Clarett helped Ohio State win the 2002 national championship, but sat out the 2003 season after he was charged with misdemeanor falsification for filing a police report claiming that more than $10,000 in clothing, CDs, cash and stereo equipment was stolen from a car he borrowed from a local dealership. He later pleaded guilty to a lesser charge.

Clarett was suspended from the team for misleading police and for receiving special benefits worth thousands of dollars from a family friend. He dropped out of Ohio State, then lost a legal challenge to the NFL's requirement that players wait three years after high school before turning pro.

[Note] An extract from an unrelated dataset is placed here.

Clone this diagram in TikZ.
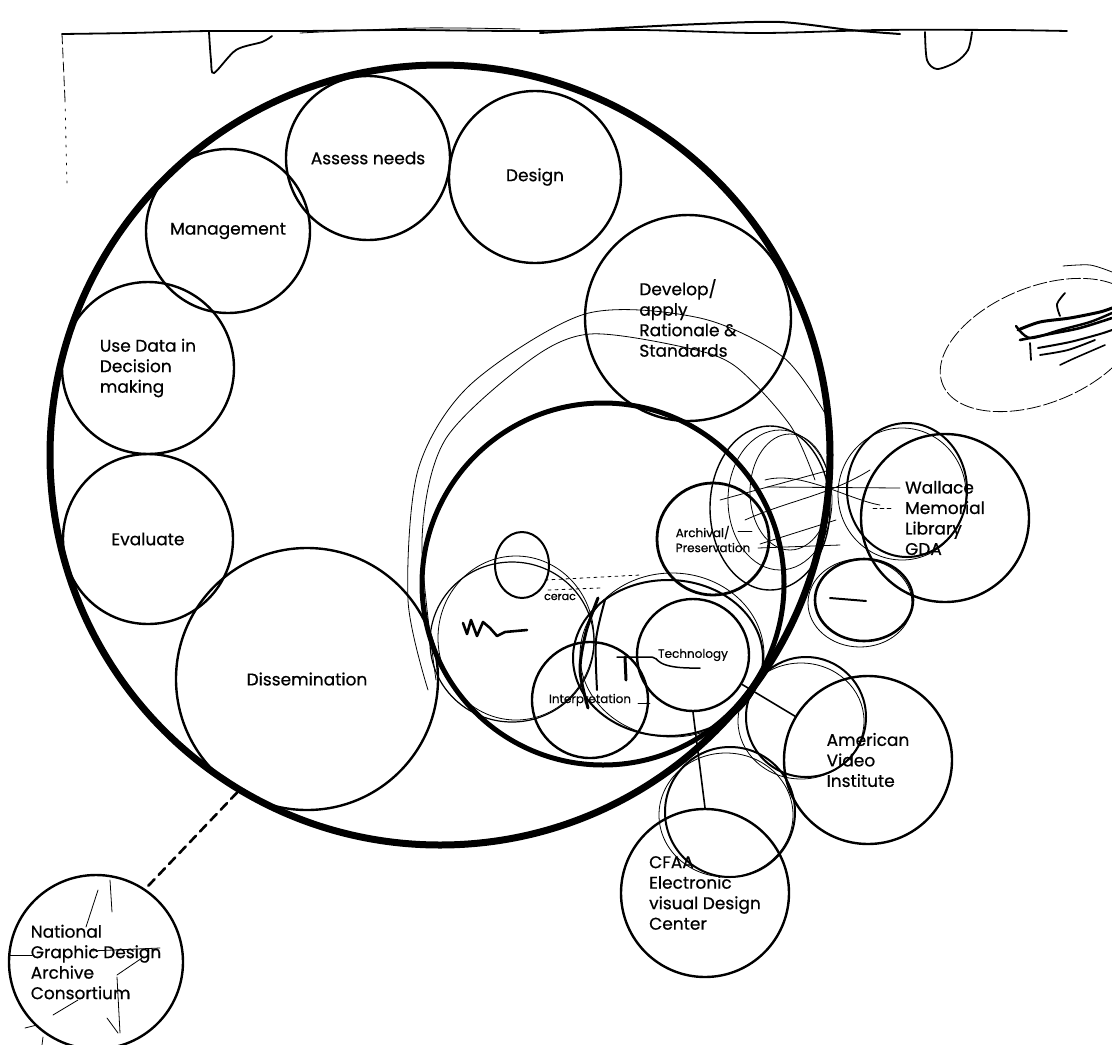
\documentclass[tikz,border=0pt]{standalone}
\usepackage{fontspec}
\setmainfont{Poppins}[FakeBold=0.6]
\begin{document}
\begin{tikzpicture}[x=1pt,y=-1pt,line width=2.4pt,line cap=round,
  bubble/.style={draw,circle,inner sep=0pt,align=left,
    font=\fontsize{17}{20.5}\selectfont},
  minor/.style={bubble,font=\fontsize{12}{15}\selectfont},
  pen/.style={line width=0.8pt},
  ink/.style={line width=2pt}]
  \useasboundingbox (0,0) rectangle (1112,1045);

  % outer ring and inner core
  \node[draw,circle,line width=7pt,minimum size=780pt] (rim) at (440,455) {};
  \node[draw,circle,line width=5pt,minimum size=362pt] (core) at (603,584) {};

  % activities round the ring
  \node[bubble,minimum size=164pt] (assess) at (368,158) {Assess needs};
  \node[bubble,minimum size=172pt] (design) at (535,177) {Design};
  \node[bubble,minimum size=164pt] (mgmt) at (228,231) {Management};
  \node[bubble,minimum size=206pt] (develop) at (688,318) {Develop/\\apply\\Rationale \&\\Standards};
  \node[bubble,minimum size=172pt] (usedata) at (148,368) {Use Data in\\Decision\\making};
  \node[bubble,minimum size=170pt] (evaluate) at (148,539) {Evaluate};
  \node[bubble,minimum size=262pt] (dissem) at (307,679) {Dissemination};

  % inside the core
  \node[minor,line width=2.8pt,minimum size=112pt] (archival) at (713,539) {Archival/\\Preservation};
  \node[minor,minimum size=112pt] (tech) at (693,655) {Technology};
  \node[minor,minimum size=116pt] (interp) at (590,700) {Interpretation};

  % partners outside
  \node[bubble,minimum size=168pt] (wallace) at (945,518) {Wallace\\Memorial\\Library\\GDA};
  \node[bubble,minimum size=168pt] (avi) at (868,760) {American\\Video\\Institute};
  \node[bubble,minimum size=168pt] (cfaa) at (705,893) {CFAA\\Electronic\\visual Design\\Center};
  \node[bubble,minimum size=174pt] (ngda) at (96,962) {National\\Graphic Design\\Archive\\Consortium};

  \draw[line width=1.6pt] (tech.south) -- (cfaa.north);
  \draw[line width=1.6pt] (tech) -- (avi);
  \draw[line width=2.6pt,dash pattern=on 9pt off 6pt] (rim.239) -- (ngda.56);

  % pen marks along the top edge
  \draw[line width=1.8pt] plot[smooth] coordinates {(62,34) (130,33) (209,31) (300,31) (400,30) (520,31) (640,30) (760,33) (880,30) (1000,30) (1067,31)};
  \draw[line width=1.8pt] plot[smooth] coordinates {(209,32) (211,60) (214,73) (236,50) (262,42) (272,36)};
  \draw[line width=1.8pt] plot[smooth] coordinates {(925,32) (927,60) (937,69) (956,62) (968,50) (972,32)};
  \draw[ink] plot[smooth] coordinates {(540,33) (620,28) (700,24) (780,22) (850,30) (900,34)};
  \draw[pen] plot[smooth] coordinates {(300,33) (420,28) (520,29)};
  \draw[pen,dash pattern=on 10pt off 4pt] (62,34) -- (65,100);
  \draw[pen,dash pattern=on 2pt off 7pt] (65,100) -- (67,185);

  % crossed-out bubble on the right
  \draw[pen,dash pattern=on 14pt off 3pt,rotate around={22:(1040,345)}] (1040,345) ellipse (105 and 58);
  \draw[pen] plot[smooth] coordinates {(1063,266) (1090,265) (1112,272)};
  \draw[line width=3pt] plot[smooth] coordinates {(1018,330) (1040,322) (1070,318) (1100,312) (1112,308)};
  \draw[line width=2.6pt] plot[smooth] coordinates {(1020,340) (1050,334) (1080,328) (1112,318)};
  \draw[line width=2.4pt] plot[smooth] coordinates {(1016,326) (1030,338) (1060,330) (1090,322) (1112,313)};
  \draw[line width=2pt] plot[smooth] coordinates {(1038,348) (1070,342) (1100,334) (1112,330)};
  \draw[line width=1.8pt] plot[smooth] coordinates {(1040,355) (1068,350) (1095,340)};
  \draw[line width=1.6pt] plot[smooth] coordinates {(1060,365) (1075,358) (1105,345)};
  \draw[line width=1.8pt] plot[smooth] coordinates {(1065,293) (1057,304) (1060,316)};
  \draw[line width=1.8pt] (1030,343) -- (1031,360);

  % loose loops round the core
  \draw[pen] plot[smooth] coordinates {(428,690) (408,600) (418,470) (470,385) (585,314) (700,318) (783,357) (826,415)};
  \draw[pen] plot[smooth] coordinates {(436,680) (422,540) (445,440) (530,360) (590,334) (683,347) (735,366) (790,425) (815,480)};

  % scribbles in the core
  \draw[ink] (522,565) ellipse (27 and 33);
  \draw[pen] (516,638) ellipse (78 and 82);
  \draw[line width=1.2pt] (512,642) ellipse (82 and 80);
  \draw[ink] (668,658) ellipse (95 and 78);
  \draw[pen] (672,655) ellipse (92 and 82);
  \draw[line width=2.6pt,line join=round] (463,623) -- (467,634) -- (471,620) -- (477,636) -- (483,622) -- (490,628) -- (497,636) -- (505,632) -- (527,630);
  \draw[line width=3pt] plot[smooth] coordinates {(598,598) (586,632) (580,670) (588,708)};
  \draw[ink] plot[smooth] coordinates {(605,600) (596,640) (597,690)};
  \draw[pen,dash pattern=on 3pt off 4pt] (548,590) -- (600,588);
  \draw[pen,dash pattern=on 3pt off 4pt] (545,580) -- (640,575);
  \node[inner sep=0pt,font=\fontsize{11}{12}\selectfont] (gone) at (560,597) {cerac};
  \draw[line width=1.5pt] (617,657) -- (652,657) .. controls (660,657) and (652,669) .. (700,668);
  \draw[line width=3pt] (625,657) -- (626,680);
  \draw[pen] (638,703) -- (650,703);
  \draw[pen] (738,531) -- (752,531);

  % tangle towards the library
  \draw[pen] (758,548) -- (840,545);
  \draw[pen] (760,544) -- (836,520);
  \draw[pen] (720,500) -- (830,470);
  \draw[pen] (767,487) -- (900,488);
  \draw[pen,dash pattern=on 4pt off 3pt] (873,508) -- (893,508);
  \draw[pen] (765,480) .. controls (800,470) and (850,500) .. (880,505);
  \draw[pen] (745,520) .. controls (790,500) and (830,495) .. (870,470);
  \draw[ink] (907,490) ellipse (60 and 67);
  \draw[pen] (902,494) ellipse (64 and 66);
  \draw[line width=1.4pt] (770,508) ellipse (60 and 82);
  \draw[pen] (780,500) ellipse (52 and 70);
  \draw[pen] (790,492) ellipse (40 and 58);
  \draw[line width=2.6pt] (864,600) ellipse (49 and 41);
  \draw[pen] (860,603) ellipse (52 and 44);
  \draw[ink] (830,598) -- (866,601);

  % second rings by the institute and the centre
  \draw[ink] (806,717) circle (60);
  \draw[pen] (801,721) ellipse (63 and 58);
  \draw[ink] (730,812) circle (65);
  \draw[pen] (726,815) ellipse (67 and 62);

  % pen strokes over the consortium
  \draw[pen] (110,880) -- (112,912);
  \draw[pen] (98,890) -- (86,927);
  \draw[pen] (10,955) -- (32,955);
  \draw[pen] (117,975) -- (142,958);
  \draw[pen] (117,977) -- (120,1033);
  \draw[pen] (107,1018) -- (118,1033);
  \draw[pen] (53,1015) -- (78,1000);
  \draw[pen] (25,1028) -- (37,1025);
  \draw[pen] (43,1037) -- (42,1045);
  \draw[pen] (90,951) -- (160,948);
\end{tikzpicture}
\end{document}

He was taken in the third round by the Denver Broncos in last year's draft, but the team cut him in August.

01/11/06 19:24 EST

 
Any lawyers here??Why would Clarett waiver his right to a preliminary hearing and dive directly into the grand jury segment of the process?? :confused:

 
Any lawyers here??

Why would Clarett waiver his right to a preliminary hearing and dive directly into the grand jury segment of the process??

:confused:
Here's a link that walks through prelim hearings in one county, as an example. It explains what the prelim hearing is and why one might waive the right to one. I can't tell by your question whether you understand what a grand jury is... in case you do not know it is not the actual jury that would be used at trial, it is another hearing where the state proves it has evidence to put a defendant through the rigors of a trial to begin with, with a low standard to move forward. As to prelim hearings, essentially they are a fact finding exercise which would typically come before the case is presented to a grand jury. As a defense attorney, you'd want one of these if you were not exactly clear what evidence is being put forward against your client... you would not want to go to a grand jury and be caught off guard. If, in Clarett's case, the evidence against him is just the testimony of a bar owner and the iffy testimony of the victims (they apparently were not positive it was Clarett), his defense may have felt the state had enough for probable cause and believed all facts pointing to Clarett were on the table. Also, it sounds as if he may have waived his right to get the low $50,000 bond that allows him to be out of jail pending the grand jury.http://pdknox.org/Video%20Text/preliminary.htm

 
It simply expidites the process. Grand juries are a mere formality and a rubber stamp for your charges to be heard by the court. 99.99999999% of the time the grand jury approves the charges.Some states have abolished the formailty of Grand Juries for this reason.